PROBLEM REQUIREMENTS:
Give the material once more, word for word, without any images.

* * * * *

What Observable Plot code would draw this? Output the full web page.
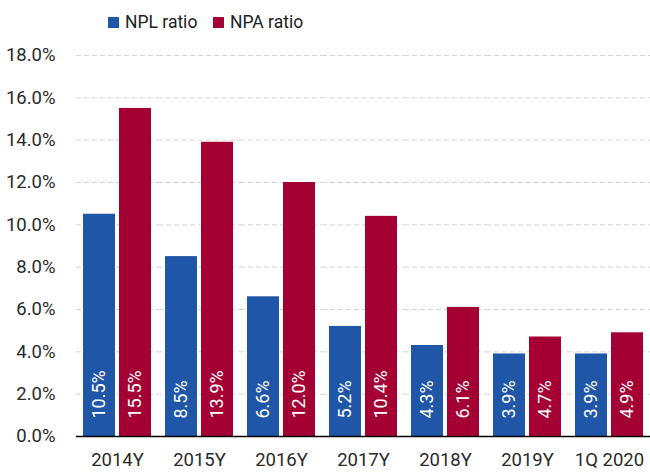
<!DOCTYPE html>
<html><head><meta charset="utf-8">
<script src="https://cdn.jsdelivr.net/npm/d3@7"></script>
<script src="https://cdn.jsdelivr.net/npm/@observablehq/plot@0.6"></script>
<style>
body{margin:0;background:#fff;font-family:Roboto,sans-serif;}
#legend{height:40px;position:relative;font-size:17.5px;color:#222;}
.item{position:absolute;top:12px;display:flex;align-items:center;}
.sw{width:11px;height:11px;margin-right:6px;}
</style></head>
<body>
<div id="legend"></div>
<div id="chart"></div>
<script>
const periods = ["2014Y","2015Y","2016Y","2017Y","2018Y","2019Y","1Q 2020"];
const series = ["NPL ratio","NPA ratio"];
const nplRatio = [10.5, 8.5, 6.6, 5.2, 4.3, 3.9, 3.9];
const npaRatio = [15.5, 13.9, 12.0, 10.4, 6.1, 4.7, 4.9];
const yTicks = [0,2,4,6,8,10,12,14,16,18];
const colors = ["#2056a7","#a50034"];

const data = [];
periods.forEach((p,i)=>{
  data.push({period:p, series:series[0], value:nplRatio[i]});
  data.push({period:p, series:series[1], value:npaRatio[i]});
});

const legend = document.getElementById("legend");
const legendX = [108, 213];
series.forEach((s,i)=>{
  const d = document.createElement("div");
  d.className="item"; d.style.left = legendX[i]+"px";
  d.innerHTML = `<span class="sw" style="background:${colors[i]}"></span><span>${s}</span>`;
  legend.appendChild(d);
});

const fmt = d => d.toFixed(1) + "%";
const chart = Plot.plot({
  width: 650, height: 432,
  marginLeft: 76, marginRight: 0, marginTop: 15, marginBottom: 36,
  style:{fontFamily:'Roboto,sans-serif', fontSize:"18.5px", color:"#2a2a2a"},
  fx:{domain:periods, padding:0, label:null, tickSize:0, tickPadding:16},
  x:{domain:series, paddingInner:0.111, paddingOuter:0.19, axis:null},
  y:{domain:[0,18], ticks:yTicks, tickFormat:fmt, label:null, tickSize:0, tickPadding:21},
  color:{domain:series, range:colors},
  marks:[
    Plot.gridY(yTicks.filter(t=>t>0), {stroke:"#d6d6d6", strokeOpacity:1, strokeDasharray:"5,3"}),
    Plot.barY(data, {fx:"period", x:"series", y:"value", fill:"series"}),
    Plot.ruleY([0], {stroke:"#000", strokeWidth:1.3}),
    Plot.text(data, {fx:"period", x:"series", y:()=>0, text:d=>fmt(d.value), rotate:-90, textAnchor:"start", lineAnchor:"middle", dy:-18, fill:"#fff", fontSize:18})
  ]
});
document.getElementById("chart").appendChild(chart);
</script>
</body></html>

* * * * *

SOLUTION FOR THIS PROBLEM:
What Observable Plot code would draw this? Output the full web page.
<!DOCTYPE html>
<html><head><meta charset="utf-8">
<script src="https://cdn.jsdelivr.net/npm/d3@7"></script>
<script src="https://cdn.jsdelivr.net/npm/@observablehq/plot@0.6"></script>
<style>
body{margin:0;background:#fff;font-family:Roboto,sans-serif;}
#legend{height:40px;position:relative;font-size:17.5px;color:#222;}
.item{position:absolute;top:12px;display:flex;align-items:center;}
.sw{width:11px;height:11px;margin-right:6px;}
</style></head>
<body>
<div id="legend"></div>
<div id="chart"></div>
<script>
const periods = ["2014Y","2015Y","2016Y","2017Y","2018Y","2019Y","1Q 2020"];
const series = ["NPL ratio","NPA ratio"];
const nplRatio = [10.5, 8.5, 6.6, 5.2, 4.3, 3.9, 3.9];
const npaRatio = [15.5, 13.9, 12.0, 10.4, 6.1, 4.7, 4.9];
const yTicks = [0,2,4,6,8,10,12,14,16,18];
const colors = ["#2056a7","#a50034"];

const data = [];
periods.forEach((p,i)=>{
  data.push({period:p, series:series[0], value:nplRatio[i]});
  data.push({period:p, series:series[1], value:npaRatio[i]});
});

const legend = document.getElementById("legend");
const legendX = [108, 213];
series.forEach((s,i)=>{
  const d = document.createElement("div");
  d.className="item"; d.style.left = legendX[i]+"px";
  d.innerHTML = `<span class="sw" style="background:${colors[i]}"></span><span>${s}</span>`;
  legend.appendChild(d);
});

const fmt = d => d.toFixed(1) + "%";
const chart = Plot.plot({
  width: 650, height: 432,
  marginLeft: 76, marginRight: 0, marginTop: 15, marginBottom: 36,
  style:{fontFamily:'Roboto,sans-serif', fontSize:"18.5px", color:"#2a2a2a"},
  fx:{domain:periods, padding:0, label:null, tickSize:0, tickPadding:16},
  x:{domain:series, paddingInner:0.111, paddingOuter:0.19, axis:null},
  y:{domain:[0,18], ticks:yTicks, tickFormat:fmt, label:null, tickSize:0, tickPadding:21},
  color:{domain:series, range:colors},
  marks:[
    Plot.gridY(yTicks.filter(t=>t>0), {stroke:"#d6d6d6", strokeOpacity:1, strokeDasharray:"5,3"}),
    Plot.barY(data, {fx:"period", x:"series", y:"value", fill:"series"}),
    Plot.ruleY([0], {stroke:"#000", strokeWidth:1.3}),
    Plot.text(data, {fx:"period", x:"series", y:()=>0, text:d=>fmt(d.value), rotate:-90, textAnchor:"start", lineAnchor:"middle", dy:-18, fill:"#fff", fontSize:18})
  ]
});
document.getElementById("chart").appendChild(chart);
</script>
</body></html>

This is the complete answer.